When it comes to personhood and abortion, I believe we should vote and work for just and biblical laws. But I also believe that man’s law and God’s law are not the same. It is a worthy goal to want man’s laws to be based on God’s laws. But it is not the main goal. Jesus said that he came to fulfill the law. And he said that the greatest commandment was to love (see Matthew 22:37-39). When we love God with all our heart, soul, and mind, we also love what he has created.
I’m thankful the doctor in Oakland, California honored God and the life he created when he allowed Ellen to be “born”; and I’m thankful for the love and forgiveness the Lord has given Ellen for her mother and stepmother, and for the hope she has of fellowship with them in Heaven.
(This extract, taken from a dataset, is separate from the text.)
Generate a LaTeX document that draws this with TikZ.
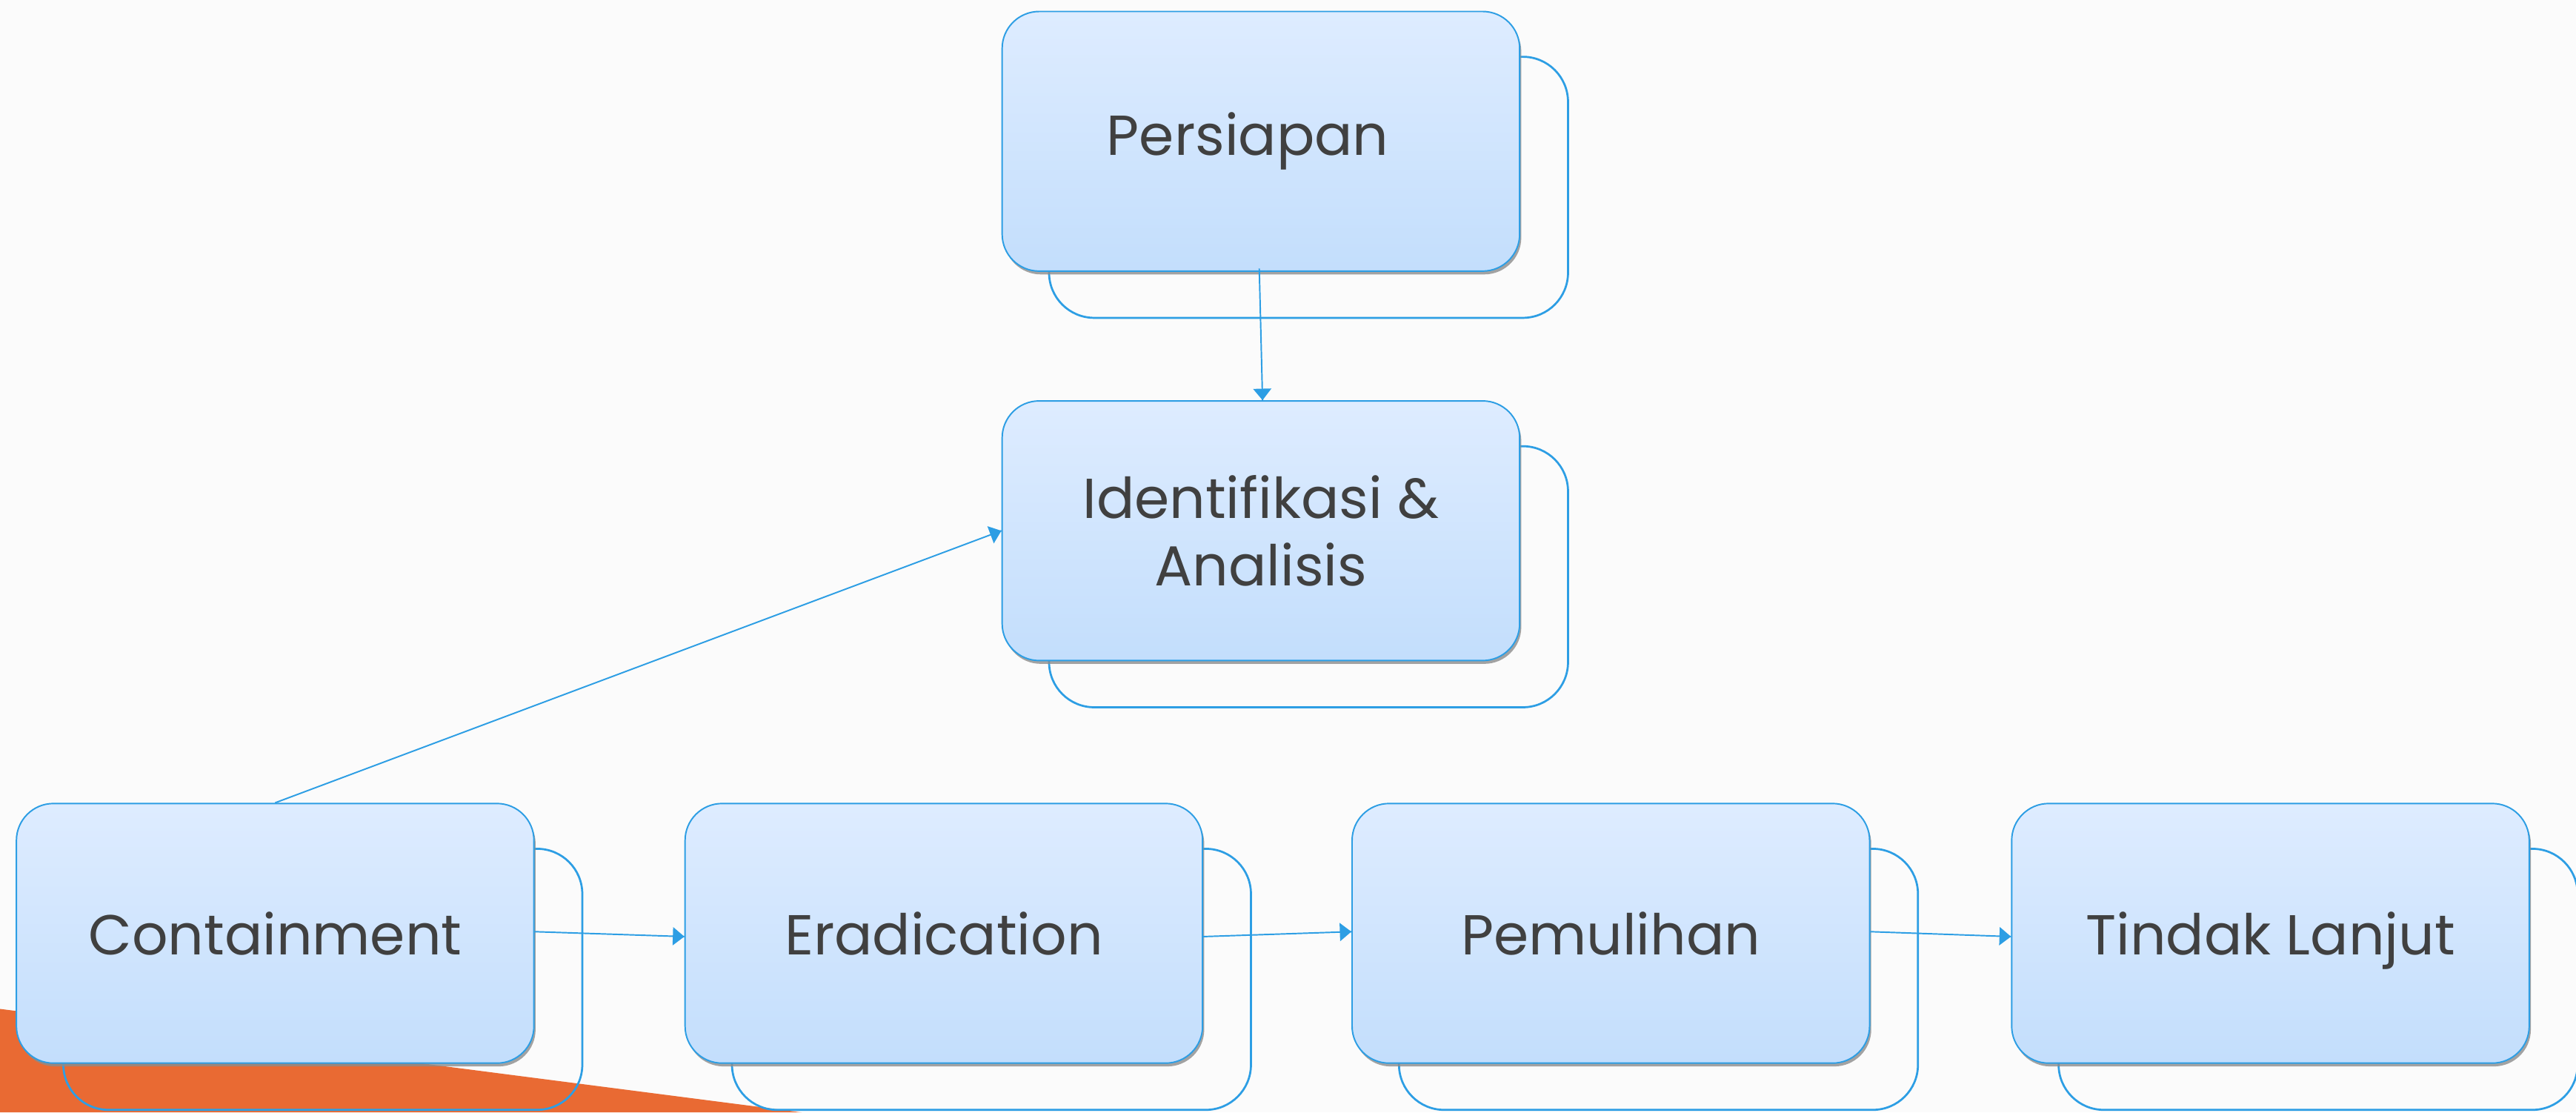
\documentclass[tikz,border=0pt]{standalone}
\usepackage{fontspec}
\setmainfont{Poppins}
\usepackage{tikz}
\usetikzlibrary{arrows}
\usetikzlibrary{arrows.meta}
\usetikzlibrary{calc}
\usetikzlibrary{decorations.markings}
\usetikzlibrary{shadows}
\definecolor{edgeblue}{RGB}{45,158,228}
\definecolor{boxtop}{RGB}{222,236,255}
\definecolor{boxbottom}{RGB}{195,222,252}
\definecolor{textgrey}{RGB}{64,64,64}
\definecolor{pagegrey}{RGB}{251,251,251}
\definecolor{flame}{RGB}{233,106,51}
\pgfdeclarelayer{bg}
\pgfdeclarelayer{back}
\pgfsetlayers{bg,back,main}
\tikzset{box/.style = {draw = edgeblue, line width = 0.5pt, rounded corners = 4.5mm,
                       top color = boxtop, bottom color = boxbottom, text = textgrey,
                       minimum width = 63mm, minimum height = 31.6mm, align = center,
                       font = \fontsize{19.5}{23.5}\selectfont,
                       drop shadow = {shadow xshift = 0.2mm, shadow yshift = -0.4mm,
                                      fill = black!45, opacity = 0.8}}}
\tikzset{backbox/.style = {draw = edgeblue, line width = 0.7pt, rounded corners = 5.5mm}}
\tikzset{link/.style = {draw = edgeblue, line width = 0.5pt,
                        decoration = {markings,
                                      mark = at position 1 with {\arrow{Triangle[length = 1.4mm, width = 2.2mm]}}},
                        postaction = {decorate}}}

\begin{document}
\begin{tikzpicture}[x = 0.2mm, y = -0.2mm]
  \begin{pgfonlayer}{bg}
    \fill [pagegrey] (0, 0) rectangle (1568, 677);
    \fill [flame] (0, 614) -- (488, 677) -- (0, 677) -- cycle;
  \end{pgfonlayer}
  \useasboundingbox (0, 0) rectangle (1568, 677);

  \node [box] (prep) at (767.5, 86) {Persiapan\hspace*{3.2mm}};
  \node [box] (ident) at (767.5, 323) {Identifikasi \&\\Analisis};
  \node [box] (contain) at (167.5, 568) {Containment};
  \node [box] (erad) at (574.5, 568) {Eradication};
  \node [box] (recover) at (980.5, 568) {Pemulihan};
  \node [box, text depth = 0pt] (follow) at (1382, 568) {Tindak Lanjut};

  \begin{pgfonlayer}{back}
    \foreach \n in {prep, ident, contain, erad, recover, follow}
      \draw [backbox] ($(\n.north west) + (29, 28)$) rectangle ($(\n.south east) + (29, 28)$);
  \end{pgfonlayer}

  \draw [link] ($(prep.south) + (-1, -2)$) -- ($(ident.north) + (1, 0)$);
  \draw [link] (contain.north) -- (ident.west);
  \draw [link] ($(contain.east) + (0, -1)$) -- ($(erad.west) + (0, 2)$);
  \draw [link] ($(erad.east) + (0, 2)$) -- ($(recover.west) + (0, -1)$);
  \draw [link] ($(recover.east) + (0, -1)$) -- ($(follow.west) + (0, 2)$);
\end{tikzpicture}
\end{document}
I’m also thankful that God the Father welcomes into his presence the babies aborted and robbed of a life on earth. And he has shown his love for Kyleen by giving to her children to adopt and love as well as peace concerning the child conceived in her own body, whom she anticipates meeting face to face in Heaven.
The second part of Jesus’ great commandment is that we “love our neighbors as ourselves.” When we live by that law of love — and see our mothers and our children as our “neighbors” — our stories are transformed.
~Catherine Lawton
Catherine, you’ve opened my eyes to see I could have been like an aborted child, if Dr. McIvor hadn’t attempted to keep me alive. What an amazing revelation that has been! Now I’m more grateful than ever for the gift of life.
You’ve also shown me to look at family members as “neighbors” to be loved as we love ourselves. Thank you so much.